## WHAT YOU ARE ASKED TO DO
Copy the data exactly as it appears, and do not include any pictures.

------------

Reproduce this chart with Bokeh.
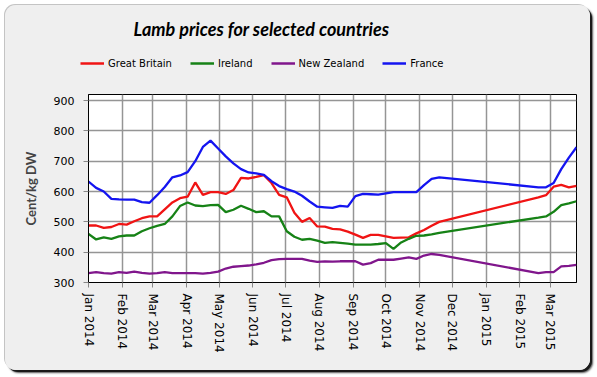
import math
import pandas as pd
from bokeh.plotting import figure
from bokeh.layouts import column
from bokeh.models import (Range1d, FixedTicker, MonthsTicker, DatetimeTickFormatter,
                          Legend, LegendItem, ColumnDataSource, Label)
from bokeh.embed import file_html
from bokeh.resources import INLINE

# ---------------- data (weekly, cent/kg DW) ----------------
dates = [
    "2014-01-01", "2014-01-08", "2014-01-15", "2014-01-22", "2014-01-29",
    "2014-02-05", "2014-02-12", "2014-02-19", "2014-02-26",
    "2014-03-05", "2014-03-12", "2014-03-19", "2014-03-26",
    "2014-04-02", "2014-04-09", "2014-04-16", "2014-04-23", "2014-04-30",
    "2014-05-07", "2014-05-14", "2014-05-21", "2014-05-28",
    "2014-06-04", "2014-06-11", "2014-06-18", "2014-06-25",
    "2014-07-02", "2014-07-09", "2014-07-16", "2014-07-23", "2014-07-30",
    "2014-08-06", "2014-08-13", "2014-08-20", "2014-08-27",
    "2014-09-03", "2014-09-10", "2014-09-17", "2014-09-24",
    "2014-10-01", "2014-10-08", "2014-10-15", "2014-10-22", "2014-10-29",
    "2014-11-05", "2014-11-12", "2014-11-19",
    "2015-02-18", "2015-02-25", "2015-03-04", "2015-03-11", "2015-03-18", "2015-03-25",
]

great_britain = [488, 488, 480, 483, 493, 491, 502, 512, 518, 518, 541, 564, 578,
                 583, 630, 589, 598, 598, 592, 605, 645, 643, 648, 654, 628, 589,
                 581, 530, 500, 513, 485, 484, 477, 475, 468, 458, 447, 457, 457,
                 452, 447, 448, 449, 462, 473, 487, 500,
                 581, 588, 616, 622, 614, 619]

ireland = [460, 442, 449, 444, 452, 455, 455, 469, 479, 487, 493, 518, 552,
           564, 554, 552, 555, 556, 532, 540, 553, 543, 532, 535, 518, 518,
           469, 451, 441, 444, 438, 431, 433, 431, 428, 425, 425, 425, 427,
           430, 411, 432, 444, 454, 455, 459, 464,
           514, 518, 533, 555, 561, 568]

new_zealand = [331, 334, 331, 329, 334, 332, 336, 332, 329, 331, 334, 331, 331,
               331, 331, 329, 332, 336, 346, 352, 354, 356, 360, 365, 374, 377,
               378, 378, 378, 372, 368, 370, 369, 370, 370, 370, 359, 364, 375,
               375, 375, 379, 383, 378, 389, 394, 391,
               331, 334, 334, 353, 355, 358]

france = [633, 612, 600, 576, 574, 573, 573, 565, 563, 588, 615, 647, 653,
          664, 700, 747, 768, 742, 716, 693, 674, 663, 660, 655, 634, 618,
          608, 600, 586, 567, 550, 548, 546, 553, 550, 585, 592, 591, 590,
          594, 598, 598, 598, 598, 621, 642, 647,
          614, 614, 628, 674, 712, 746]

series_names = ["Great Britain", "Ireland", "New Zealand", "France"]
series_values = [great_britain, ireland, new_zealand, france]
series_colors = ["#f01414", "#168216", "#80168c", "#1414f0"]
y_ticks = [300, 400, 500, 600, 700, 800, 900]
title_text = "Lamb prices for selected countries"

BG = "#efefef"
x = pd.to_datetime(dates)
x_start, x_end = pd.Timestamp("2014-01-01"), pd.Timestamp("2015-03-25")

# ---------------- header (title + legend) ----------------
head = figure(width=585, height=87, x_axis_type="datetime",
              output_backend="svg", toolbar_location=None,
              x_range=Range1d(x_start, x_end), y_range=Range1d(0, 1),
              x_axis_location=None, y_axis_location=None,
              min_border=0, min_border_left=0, min_border_right=0,
              min_border_top=0, min_border_bottom=0)
head.frame_align = False
head.title = None
head.grid.visible = False
head.outline_line_color = None
head.background_fill_color = BG
head.border_fill_color = BG

head_renderers = []
for name, vals, col in zip(series_names, series_values, series_colors):
    # same series; they fall outside this header's y-range, only the legend keys show
    r = head.line(x, vals, line_color=col, line_width=2.3)
    head_renderers.append((name, r))

legend = Legend(items=[LegendItem(label=n, renderers=[r]) for n, r in head_renderers],
                orientation="horizontal", location=(75, 23))
legend.label_text_font = "DejaVu Sans"
legend.label_text_font_size = "10px"
legend.label_text_color = "black"
legend.glyph_width = 24
legend.glyph_height = 12
legend.label_height = 12
legend.label_standoff = 4
legend.spacing = 18
legend.padding = 0
legend.margin = 0
legend.background_fill_alpha = 0
legend.border_line_alpha = 0
head.add_layout(legend, "center")

title = Label(x=128, y=64, x_units="screen", y_units="screen", text=title_text,
              text_font="Lato", text_font_style="bold italic", text_font_size="18px",
              text_color="black", text_baseline="alphabetic", text_align="left")
head.add_layout(title)

# ---------------- main chart ----------------
p = figure(width=585, height=278, x_axis_type="datetime",
           output_backend="svg", toolbar_location=None,
           x_range=Range1d(x_start, x_end), y_range=Range1d(300, 920),
           min_border_left=83, min_border_right=14,
           min_border_top=2, min_border_bottom=88)
p.title = None
p.background_fill_color = "white"
p.border_fill_color = BG
p.outline_line_color = "black"
p.outline_line_width = 1

for name, vals, col in zip(series_names, series_values, series_colors):
    src = ColumnDataSource(dict(x=x, y=vals))
    p.line("x", "y", source=src, line_color=col, line_width=2.3)

yax = p.yaxis[0]
yax.ticker = FixedTicker(ticks=y_ticks)
yax.axis_label = "Cent/kg DW"
yax.axis_label_text_font = "Lato"
yax.axis_label_text_font_style = "bold"
yax.axis_label_text_font_size = "13px"
yax.axis_label_standoff = 12
yax.major_label_text_font = "DejaVu Sans"
yax.major_label_text_font_size = "11px"
yax.major_label_text_color = "black"
yax.major_label_standoff = 9
yax.major_tick_out = 5
yax.major_tick_in = 0
yax.minor_tick_line_color = None
yax.major_tick_line_color = "#888888"
yax.axis_line_color = "black"

xax = p.xaxis[0]
xax.ticker = MonthsTicker(months=list(range(12)))
xax.formatter = DatetimeTickFormatter(months="%b %Y", days="%b %Y", years="%b %Y")
xax.major_label_orientation = -math.pi / 2
xax.major_label_text_font = "DejaVu Sans"
xax.major_label_text_font_size = "12px"
xax.major_label_text_color = "black"
xax.major_label_standoff = 6
xax.major_tick_out = 5
xax.major_tick_in = 0
xax.minor_tick_line_color = None
xax.major_tick_line_color = "#888888"
xax.axis_line_color = "black"

for g in (p.xgrid[0], p.ygrid[0]):
    g.grid_line_color = "#959595"
    g.grid_line_width = 1.5

layout = column(head, p, spacing=0)
layout.margin = (5, 7, 7, 5)
layout.styles = {"border-radius": "11px", "overflow": "hidden", "background": BG,
                 "box-shadow": "-1px -1px 0px #c4c4c4, 2px 2px 0px #1a1a1a, 3px 3px 2px #555555"}

open("out.html", "w").write(file_html(layout, INLINE))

------------

## OUTPUT OF THE EXERCISE
Reproduce this chart with Bokeh.
import math
import pandas as pd
from bokeh.plotting import figure
from bokeh.layouts import column
from bokeh.models import (Range1d, FixedTicker, MonthsTicker, DatetimeTickFormatter,
                          Legend, LegendItem, ColumnDataSource, Label)
from bokeh.embed import file_html
from bokeh.resources import INLINE

# ---------------- data (weekly, cent/kg DW) ----------------
dates = [
    "2014-01-01", "2014-01-08", "2014-01-15", "2014-01-22", "2014-01-29",
    "2014-02-05", "2014-02-12", "2014-02-19", "2014-02-26",
    "2014-03-05", "2014-03-12", "2014-03-19", "2014-03-26",
    "2014-04-02", "2014-04-09", "2014-04-16", "2014-04-23", "2014-04-30",
    "2014-05-07", "2014-05-14", "2014-05-21", "2014-05-28",
    "2014-06-04", "2014-06-11", "2014-06-18", "2014-06-25",
    "2014-07-02", "2014-07-09", "2014-07-16", "2014-07-23", "2014-07-30",
    "2014-08-06", "2014-08-13", "2014-08-20", "2014-08-27",
    "2014-09-03", "2014-09-10", "2014-09-17", "2014-09-24",
    "2014-10-01", "2014-10-08", "2014-10-15", "2014-10-22", "2014-10-29",
    "2014-11-05", "2014-11-12", "2014-11-19",
    "2015-02-18", "2015-02-25", "2015-03-04", "2015-03-11", "2015-03-18", "2015-03-25",
]

great_britain = [488, 488, 480, 483, 493, 491, 502, 512, 518, 518, 541, 564, 578,
                 583, 630, 589, 598, 598, 592, 605, 645, 643, 648, 654, 628, 589,
                 581, 530, 500, 513, 485, 484, 477, 475, 468, 458, 447, 457, 457,
                 452, 447, 448, 449, 462, 473, 487, 500,
                 581, 588, 616, 622, 614, 619]

ireland = [460, 442, 449, 444, 452, 455, 455, 469, 479, 487, 493, 518, 552,
           564, 554, 552, 555, 556, 532, 540, 553, 543, 532, 535, 518, 518,
           469, 451, 441, 444, 438, 431, 433, 431, 428, 425, 425, 425, 427,
           430, 411, 432, 444, 454, 455, 459, 464,
           514, 518, 533, 555, 561, 568]

new_zealand = [331, 334, 331, 329, 334, 332, 336, 332, 329, 331, 334, 331, 331,
               331, 331, 329, 332, 336, 346, 352, 354, 356, 360, 365, 374, 377,
               378, 378, 378, 372, 368, 370, 369, 370, 370, 370, 359, 364, 375,
               375, 375, 379, 383, 378, 389, 394, 391,
               331, 334, 334, 353, 355, 358]

france = [633, 612, 600, 576, 574, 573, 573, 565, 563, 588, 615, 647, 653,
          664, 700, 747, 768, 742, 716, 693, 674, 663, 660, 655, 634, 618,
          608, 600, 586, 567, 550, 548, 546, 553, 550, 585, 592, 591, 590,
          594, 598, 598, 598, 598, 621, 642, 647,
          614, 614, 628, 674, 712, 746]

series_names = ["Great Britain", "Ireland", "New Zealand", "France"]
series_values = [great_britain, ireland, new_zealand, france]
series_colors = ["#f01414", "#168216", "#80168c", "#1414f0"]
y_ticks = [300, 400, 500, 600, 700, 800, 900]
title_text = "Lamb prices for selected countries"

BG = "#efefef"
x = pd.to_datetime(dates)
x_start, x_end = pd.Timestamp("2014-01-01"), pd.Timestamp("2015-03-25")

# ---------------- header (title + legend) ----------------
head = figure(width=585, height=87, x_axis_type="datetime",
              output_backend="svg", toolbar_location=None,
              x_range=Range1d(x_start, x_end), y_range=Range1d(0, 1),
              x_axis_location=None, y_axis_location=None,
              min_border=0, min_border_left=0, min_border_right=0,
              min_border_top=0, min_border_bottom=0)
head.frame_align = False
head.title = None
head.grid.visible = False
head.outline_line_color = None
head.background_fill_color = BG
head.border_fill_color = BG

head_renderers = []
for name, vals, col in zip(series_names, series_values, series_colors):
    # same series; they fall outside this header's y-range, only the legend keys show
    r = head.line(x, vals, line_color=col, line_width=2.3)
    head_renderers.append((name, r))

legend = Legend(items=[LegendItem(label=n, renderers=[r]) for n, r in head_renderers],
                orientation="horizontal", location=(75, 23))
legend.label_text_font = "DejaVu Sans"
legend.label_text_font_size = "10px"
legend.label_text_color = "black"
legend.glyph_width = 24
legend.glyph_height = 12
legend.label_height = 12
legend.label_standoff = 4
legend.spacing = 18
legend.padding = 0
legend.margin = 0
legend.background_fill_alpha = 0
legend.border_line_alpha = 0
head.add_layout(legend, "center")

title = Label(x=128, y=64, x_units="screen", y_units="screen", text=title_text,
              text_font="Lato", text_font_style="bold italic", text_font_size="18px",
              text_color="black", text_baseline="alphabetic", text_align="left")
head.add_layout(title)

# ---------------- main chart ----------------
p = figure(width=585, height=278, x_axis_type="datetime",
           output_backend="svg", toolbar_location=None,
           x_range=Range1d(x_start, x_end), y_range=Range1d(300, 920),
           min_border_left=83, min_border_right=14,
           min_border_top=2, min_border_bottom=88)
p.title = None
p.background_fill_color = "white"
p.border_fill_color = BG
p.outline_line_color = "black"
p.outline_line_width = 1

for name, vals, col in zip(series_names, series_values, series_colors):
    src = ColumnDataSource(dict(x=x, y=vals))
    p.line("x", "y", source=src, line_color=col, line_width=2.3)

yax = p.yaxis[0]
yax.ticker = FixedTicker(ticks=y_ticks)
yax.axis_label = "Cent/kg DW"
yax.axis_label_text_font = "Lato"
yax.axis_label_text_font_style = "bold"
yax.axis_label_text_font_size = "13px"
yax.axis_label_standoff = 12
yax.major_label_text_font = "DejaVu Sans"
yax.major_label_text_font_size = "11px"
yax.major_label_text_color = "black"
yax.major_label_standoff = 9
yax.major_tick_out = 5
yax.major_tick_in = 0
yax.minor_tick_line_color = None
yax.major_tick_line_color = "#888888"
yax.axis_line_color = "black"

xax = p.xaxis[0]
xax.ticker = MonthsTicker(months=list(range(12)))
xax.formatter = DatetimeTickFormatter(months="%b %Y", days="%b %Y", years="%b %Y")
xax.major_label_orientation = -math.pi / 2
xax.major_label_text_font = "DejaVu Sans"
xax.major_label_text_font_size = "12px"
xax.major_label_text_color = "black"
xax.major_label_standoff = 6
xax.major_tick_out = 5
xax.major_tick_in = 0
xax.minor_tick_line_color = None
xax.major_tick_line_color = "#888888"
xax.axis_line_color = "black"

for g in (p.xgrid[0], p.ygrid[0]):
    g.grid_line_color = "#959595"
    g.grid_line_width = 1.5

layout = column(head, p, spacing=0)
layout.margin = (5, 7, 7, 5)
layout.styles = {"border-radius": "11px", "overflow": "hidden", "background": BG,
                 "box-shadow": "-1px -1px 0px #c4c4c4, 2px 2px 0px #1a1a1a, 3px 3px 2px #555555"}

open("out.html", "w").write(file_html(layout, INLINE))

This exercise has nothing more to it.